对知识分子的教育,应该是一种思维方法和精密推理的训练,而不是古典作品的摘要或彼此谈谈话而已。法语和拉丁语应该很早就教给孩子,会话比语法重要。希腊语、希伯来语和阿拉伯语则应该留给专门的学者。如果能花些时间在地理、数学、天文学和解剖学上更好,接下来是伦理学和法律,最后是哲学。“教育的责任并非使年轻人每门科学都精通,而是启发、安置他们的心灵,最好是做到他们决定致力于某门学问时,都有能力去做。”又因为美德由习惯训练而成,所以思考是重复的推理训练而成的:
我想,对那些有时间、有机会的人,没有比教给他们数学更好的了,我并不希望把他们都造就成数学家,而是把他们塑造成理智的人……假如我们愿意,我们可以自认生来就是理性的创造物,但那是习惯和练习使我们如此。实际上,我们的理智不如苦干和勤勉带给我们的多……我已经提到用数学作为一种细密而有秩序的推论的方法……当他们获得了数学自然而然地带给他们的推理方法时,一旦有机会就能够把它转用到其他学问上。

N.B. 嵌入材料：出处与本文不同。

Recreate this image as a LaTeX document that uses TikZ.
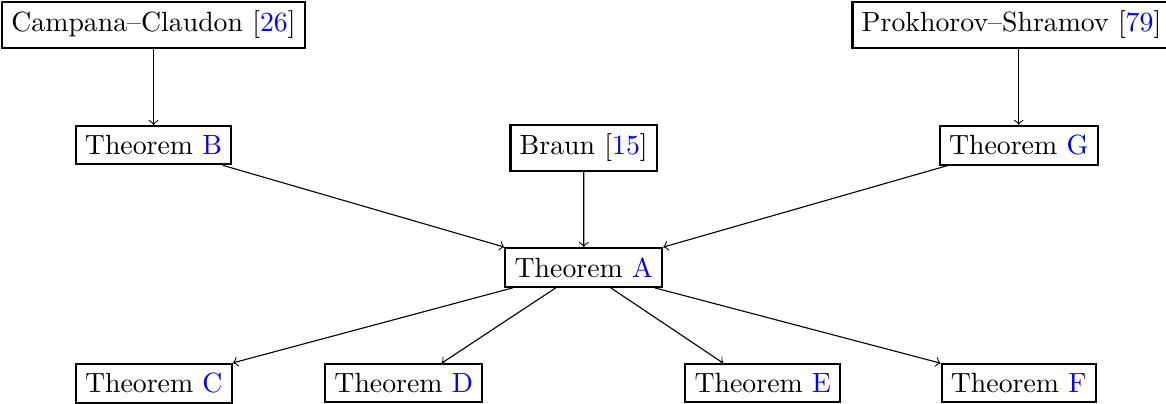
\documentclass[tikz,border=0pt]{standalone}
\begin{document}
\begin{tikzpicture}[x=0.35971pt,y=-0.35971pt,
  box/.style={draw,line width=0.75pt,inner sep=3.33pt},
  link/.style={->,line width=0.4pt},
  ref/.style={}]
\useasboundingbox (0,0) rectangle (1166,404);
\node[box] (cc) at (153.5,25) {Campana--Claudon [\textcolor{blue}{26}]};
\node[box] (ps) at (1011.5,25) {Prokhorov--Shramov [\textcolor{blue}{79}]};
\node[box] (B) at (153.5,145.2) {Theorem \textcolor{blue}{B}};
\node[box] (br) at (583.7,148) {Braun [\textcolor{blue}{15}]};
\node[box] (G) at (1018.7,145.2) {Theorem \textcolor{blue}{G}};
\node[box] (A) at (583.8,267.5) {Theorem \textcolor{blue}{A}};
\node[box] (C) at (153.8,383.3) {Theorem \textcolor{blue}{C}};
\node[box] (D) at (403.8,383.3) {Theorem \textcolor{blue}{D}};
\node[box] (E) at (762.8,383.3) {Theorem \textcolor{blue}{E}};
\node[box] (F) at (1018.7,383.3) {Theorem \textcolor{blue}{F}};
\draw[link] (cc) -- (B);
\draw[link] (ps.south -| G.north) -- (G.north);
\draw[link] (br) -- (A);
\draw[link] (B) -- (A.north west);
\draw[link] (G) -- (A.north east);
\draw[link] (A.196) -- (C.north east);
\draw[link] (A.216) -- (D.28);
\draw[link] (A.323) -- (E.153);
\draw[link] (A.344) -- (F.north west);
\end{tikzpicture}
\end{document}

洛克的论文是为设计一种通才教育而写的,它主要注重艺术、文学和礼仪,它为的是让一个绅士、一个出身名门的人,永远不必为生活而工作。它的课程虽然准许加入一些科学,但仍固守人文学科——文艺复兴时代人文学者喜爱的学问。这些课程也包括舞蹈、骑术、角力、击剑,甚至“一种手工活计,甚或两三种”,但这是为了增进健康和声望,并不是谋生之道。艺术是教给学生作为消遣的,不是职业。年轻的绅士们并不需要把这些事情看得很重,他应该欣赏诗,但只须当作娱乐,不用创作;他应该懂得如何欣赏音乐,但不必精通任何一种乐器,因为可能占去太多时间。此外,这可能把年轻人推进“这样古怪的一伙人”中。所以,洛克的理论是保守和激进兼而有之。它拒绝像经院哲学一样尊重古典语言,减轻宗教和神学的压力,着重健康与个性,及努力替出身名门的青年适应社会生活和公务而做准备,从这几点上看来,它显示了未来的教育方向,尤其对英美两国的影响极其深远,对英国私人所办的“公校”里体育和道德教育的制定也有影响。《教育管见》被翻译成法文(1695年)后,在50年里突破5版,也大大影响了卢梭。洛克的学生,第三代沙夫兹伯里伯爵阐扬他老师的理论,使洛克声名大噪。